Goal of the exercise: Search the listing below for the string "matplotlib" and copy every line where it occurs.

Collected material:
● ● ● ●

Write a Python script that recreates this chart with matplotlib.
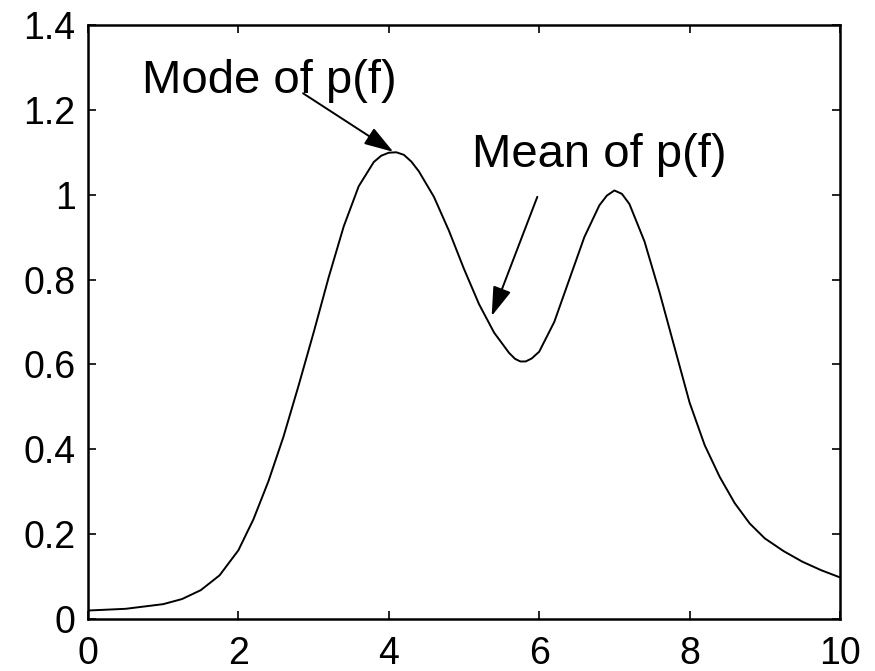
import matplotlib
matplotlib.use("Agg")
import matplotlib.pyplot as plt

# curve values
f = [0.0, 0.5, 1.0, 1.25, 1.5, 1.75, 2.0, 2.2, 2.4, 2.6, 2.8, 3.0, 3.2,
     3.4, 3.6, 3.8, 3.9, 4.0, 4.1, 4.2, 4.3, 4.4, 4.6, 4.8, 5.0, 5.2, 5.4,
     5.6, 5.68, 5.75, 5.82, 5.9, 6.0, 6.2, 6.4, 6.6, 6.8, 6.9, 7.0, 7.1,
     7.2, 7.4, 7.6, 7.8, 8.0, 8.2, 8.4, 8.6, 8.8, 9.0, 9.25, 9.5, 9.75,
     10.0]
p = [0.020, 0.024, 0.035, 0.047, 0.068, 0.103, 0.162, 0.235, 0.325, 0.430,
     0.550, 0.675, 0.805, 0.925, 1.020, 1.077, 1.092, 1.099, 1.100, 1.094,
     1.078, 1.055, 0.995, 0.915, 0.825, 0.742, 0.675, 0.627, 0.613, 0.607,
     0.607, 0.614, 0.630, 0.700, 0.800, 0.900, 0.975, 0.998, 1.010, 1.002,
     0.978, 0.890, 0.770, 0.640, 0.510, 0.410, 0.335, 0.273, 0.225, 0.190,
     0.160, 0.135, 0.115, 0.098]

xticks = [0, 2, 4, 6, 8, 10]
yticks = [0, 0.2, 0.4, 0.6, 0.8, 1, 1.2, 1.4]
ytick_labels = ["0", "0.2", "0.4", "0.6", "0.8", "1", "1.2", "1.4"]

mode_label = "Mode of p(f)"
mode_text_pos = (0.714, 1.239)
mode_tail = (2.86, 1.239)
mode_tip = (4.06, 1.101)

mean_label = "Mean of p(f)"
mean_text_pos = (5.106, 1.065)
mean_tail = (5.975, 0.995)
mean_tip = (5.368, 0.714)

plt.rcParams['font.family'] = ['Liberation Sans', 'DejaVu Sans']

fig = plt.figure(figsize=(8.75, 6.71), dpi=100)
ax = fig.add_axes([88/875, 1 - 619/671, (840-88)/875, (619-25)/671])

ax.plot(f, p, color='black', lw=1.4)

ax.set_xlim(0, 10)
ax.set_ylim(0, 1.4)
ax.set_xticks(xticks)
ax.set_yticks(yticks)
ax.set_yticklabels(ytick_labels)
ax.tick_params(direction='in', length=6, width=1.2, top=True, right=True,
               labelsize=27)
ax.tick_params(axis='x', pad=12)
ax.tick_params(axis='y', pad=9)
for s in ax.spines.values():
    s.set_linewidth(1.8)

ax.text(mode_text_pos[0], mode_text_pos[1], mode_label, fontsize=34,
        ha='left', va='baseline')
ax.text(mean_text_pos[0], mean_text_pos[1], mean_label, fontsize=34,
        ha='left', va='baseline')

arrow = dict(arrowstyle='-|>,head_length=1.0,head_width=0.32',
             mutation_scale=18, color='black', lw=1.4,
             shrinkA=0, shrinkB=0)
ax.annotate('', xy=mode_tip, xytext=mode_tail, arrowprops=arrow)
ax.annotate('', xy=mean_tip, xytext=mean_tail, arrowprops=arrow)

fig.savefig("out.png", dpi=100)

● ● ● ●

The answer:
Write a Python script that recreates this chart with matplotlib.
import matplotlib
matplotlib.use("Agg")
import matplotlib.pyplot as plt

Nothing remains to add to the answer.